*WHAT THE TASK ASKS:* Repeat the material below word for word and leave out all pictures.

Code that draws figures:
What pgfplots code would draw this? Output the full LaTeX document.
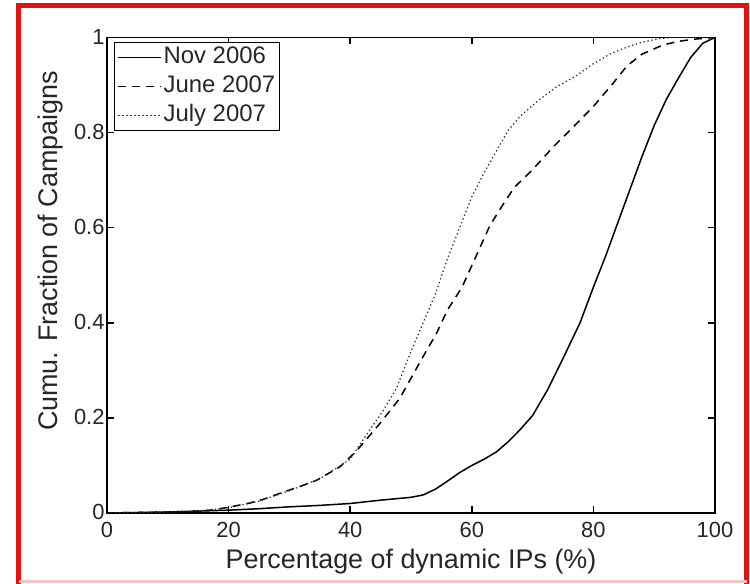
\documentclass[border=0pt]{standalone}
\usepackage{fontspec}
\setmainfont{Liberation Sans}
\usepackage{pgfplots}
\pgfplotsset{compat=1.18}
\definecolor{framered}{rgb}{0.88,0.07,0.07}

\begin{document}
\begin{tikzpicture}
\path[use as bounding box] (0,0) rectangle (750bp,584bp);
\fill[white] (0,0) rectangle (750bp,584bp);
% outer frame
\draw[line width=5bp, framered] (18.5bp,0bp) -- (18.5bp,578.5bp) -- (746.5bp,578.5bp) -- (746.5bp,0bp);
\draw[line width=3bp, framered!25] (18.5bp,2.5bp) -- (746.5bp,2.5bp);

\begin{axis}[
  at={(107bp,71bp)}, anchor=south west,
  scale only axis, width=608bp, height=475.5bp,
  xmin=0, xmax=100, ymin=0, ymax=1,
  xtick={0,20,40,60,80,100}, ytick={0,0.2,0.4,0.6,0.8,1},
  tick align=inside, major tick length=7bp,
  axis line style={line width=1.5bp},
  every tick/.style={black, line width=1.5bp},
  /pgf/number format/assume math mode=true,
  tick label style={font=\fontsize{22}{26}\selectfont, text=black!85},
  xticklabel style={yshift=-6bp},
  yticklabel style={xshift=1bp, yshift=1bp},
  xlabel={Percentage of dynamic IPs (\%)},
  ylabel={Cumu. Fraction of Campaigns},
  label style={font=\fontsize{27}{30}\selectfont, text=black!85},
  xlabel style={at={(axis description cs:0.5,-0.1157)}, anchor=base},
  ylabel style={at={(axis description cs:-0.0822,0.551)}, anchor=base, rotate=0},
  legend style={at={(axis description cs:0.0115,0.9905)}, anchor=north west,
    draw=black, line width=1.2bp, inner xsep=3bp, inner ysep=2.5bp,
    font=\fontsize{24}{27}\selectfont, row sep=4bp,
    nodes={inner sep=1.5bp, text height=17bp, text depth=5bp, text=black!85}},
  legend cell align=left,
  legend image code/.code={\draw[#1] (0bp,0bp) -- (43bp,0bp);},
]
% Nov 2006
\addplot[black, line width=1.5bp] coordinates {
 (0,0) (5,0.001) (10,0.002) (15,0.004) (20,0.006) (25,0.009) (30,0.013)
 (35,0.016) (40,0.02) (45,0.027) (50,0.033) (52,0.038) (54,0.05) (56,0.067)
 (58,0.085) (60,0.10) (62,0.113) (64,0.128) (66,0.15) (68,0.176) (70,0.205)
 (72.5,0.26) (75,0.325) (77.8,0.40) (80,0.475) (82,0.54) (84,0.61) (86,0.68)
 (88,0.75) (90,0.815) (92,0.87) (94,0.915) (96,0.958) (98,0.988) (100,1)
};
\addlegendentry{Nov 2006}
% June 2007
\addplot[black, line width=1.5bp, dash pattern=on 8bp off 6bp] coordinates {
 (0,0) (5,0.001) (10,0.002) (15,0.004) (17,0.006) (20,0.012) (23.5,0.021)
 (26,0.03) (29,0.044) (32,0.057) (34.5,0.069) (38.3,0.097) (41,0.13)
 (43,0.16) (45,0.19) (48.2,0.242) (51.5,0.318) (54.2,0.378) (56,0.427)
 (58.4,0.475) (60.8,0.543) (63,0.605) (65.2,0.65) (67,0.685) (70,0.722)
 (73.4,0.77) (76.7,0.812) (80,0.855) (83,0.9) (85.5,0.94) (88,0.965)
 (91.4,0.984) (94,0.992) (97,0.997) (100,1)
};
\addlegendentry{June 2007}
% July 2007
\addplot[black!80, line width=1.3bp, dash pattern=on 1.3bp off 2.7bp] coordinates {
 (0,0) (5,0.001) (10,0.002) (15,0.004) (20,0.011) (25,0.025) (30,0.047)
 (35,0.072) (40,0.113) (42.7,0.165) (45.4,0.215) (47.6,0.262) (50,0.34)
 (52,0.40) (54,0.46) (56,0.535) (58,0.60) (60,0.665) (62,0.715) (64,0.76)
 (66,0.805) (68,0.835) (71,0.868) (74,0.897) (77,0.918) (80,0.945)
 (83,0.967) (86,0.982) (88,0.99) (91,0.998) (93,1) (100,1)
};
\addlegendentry{July 2007}
\end{axis}
\end{tikzpicture}
\end{document}
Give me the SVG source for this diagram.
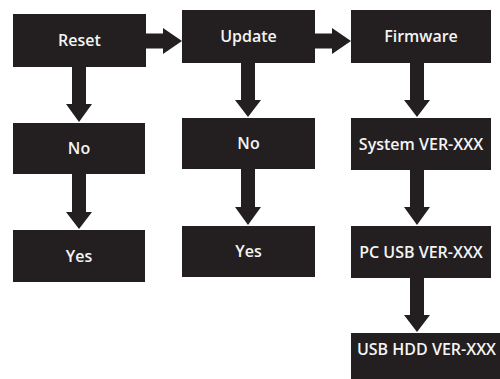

*WRITTEN SOLUTION:*
What pgfplots code would draw this? Output the full LaTeX document.
\documentclass[border=0pt]{standalone}
\usepackage{fontspec}
\setmainfont{Liberation Sans}
\usepackage{pgfplots}
\pgfplotsset{compat=1.18}
\definecolor{framered}{rgb}{0.88,0.07,0.07}

\begin{document}
\begin{tikzpicture}
\path[use as bounding box] (0,0) rectangle (750bp,584bp);
\fill[white] (0,0) rectangle (750bp,584bp);
% outer frame
\draw[line width=5bp, framered] (18.5bp,0bp) -- (18.5bp,578.5bp) -- (746.5bp,578.5bp) -- (746.5bp,0bp);
\draw[line width=3bp, framered!25] (18.5bp,2.5bp) -- (746.5bp,2.5bp);

\begin{axis}[
  at={(107bp,71bp)}, anchor=south west,
  scale only axis, width=608bp, height=475.5bp,
  xmin=0, xmax=100, ymin=0, ymax=1,
  xtick={0,20,40,60,80,100}, ytick={0,0.2,0.4,0.6,0.8,1},
  tick align=inside, major tick length=7bp,
  axis line style={line width=1.5bp},
  every tick/.style={black, line width=1.5bp},
  /pgf/number format/assume math mode=true,
  tick label style={font=\fontsize{22}{26}\selectfont, text=black!85},
  xticklabel style={yshift=-6bp},
  yticklabel style={xshift=1bp, yshift=1bp},
  xlabel={Percentage of dynamic IPs (\%)},
  ylabel={Cumu. Fraction of Campaigns},
  label style={font=\fontsize{27}{30}\selectfont, text=black!85},
  xlabel style={at={(axis description cs:0.5,-0.1157)}, anchor=base},
  ylabel style={at={(axis description cs:-0.0822,0.551)}, anchor=base, rotate=0},
  legend style={at={(axis description cs:0.0115,0.9905)}, anchor=north west,
    draw=black, line width=1.2bp, inner xsep=3bp, inner ysep=2.5bp,
    font=\fontsize{24}{27}\selectfont, row sep=4bp,
    nodes={inner sep=1.5bp, text height=17bp, text depth=5bp, text=black!85}},
  legend cell align=left,
  legend image code/.code={\draw[#1] (0bp,0bp) -- (43bp,0bp);},
]
% Nov 2006
\addplot[black, line width=1.5bp] coordinates {
 (0,0) (5,0.001) (10,0.002) (15,0.004) (20,0.006) (25,0.009) (30,0.013)
 (35,0.016) (40,0.02) (45,0.027) (50,0.033) (52,0.038) (54,0.05) (56,0.067)
 (58,0.085) (60,0.10) (62,0.113) (64,0.128) (66,0.15) (68,0.176) (70,0.205)
 (72.5,0.26) (75,0.325) (77.8,0.40) (80,0.475) (82,0.54) (84,0.61) (86,0.68)
 (88,0.75) (90,0.815) (92,0.87) (94,0.915) (96,0.958) (98,0.988) (100,1)
};
\addlegendentry{Nov 2006}
% June 2007
\addplot[black, line width=1.5bp, dash pattern=on 8bp off 6bp] coordinates {
 (0,0) (5,0.001) (10,0.002) (15,0.004) (17,0.006) (20,0.012) (23.5,0.021)
 (26,0.03) (29,0.044) (32,0.057) (34.5,0.069) (38.3,0.097) (41,0.13)
 (43,0.16) (45,0.19) (48.2,0.242) (51.5,0.318) (54.2,0.378) (56,0.427)
 (58.4,0.475) (60.8,0.543) (63,0.605) (65.2,0.65) (67,0.685) (70,0.722)
 (73.4,0.77) (76.7,0.812) (80,0.855) (83,0.9) (85.5,0.94) (88,0.965)
 (91.4,0.984) (94,0.992) (97,0.997) (100,1)
};
\addlegendentry{June 2007}
% July 2007
\addplot[black!80, line width=1.3bp, dash pattern=on 1.3bp off 2.7bp] coordinates {
 (0,0) (5,0.001) (10,0.002) (15,0.004) (20,0.011) (25,0.025) (30,0.047)
 (35,0.072) (40,0.113) (42.7,0.165) (45.4,0.215) (47.6,0.262) (50,0.34)
 (52,0.40) (54,0.46) (56,0.535) (58,0.60) (60,0.665) (62,0.715) (64,0.76)
 (66,0.805) (68,0.835) (71,0.868) (74,0.897) (77,0.918) (80,0.945)
 (83,0.967) (86,0.982) (88,0.99) (91,0.998) (93,1) (100,1)
};
\addlegendentry{July 2007}
\end{axis}
\end{tikzpicture}
\end{document}
Give me the SVG source for this diagram.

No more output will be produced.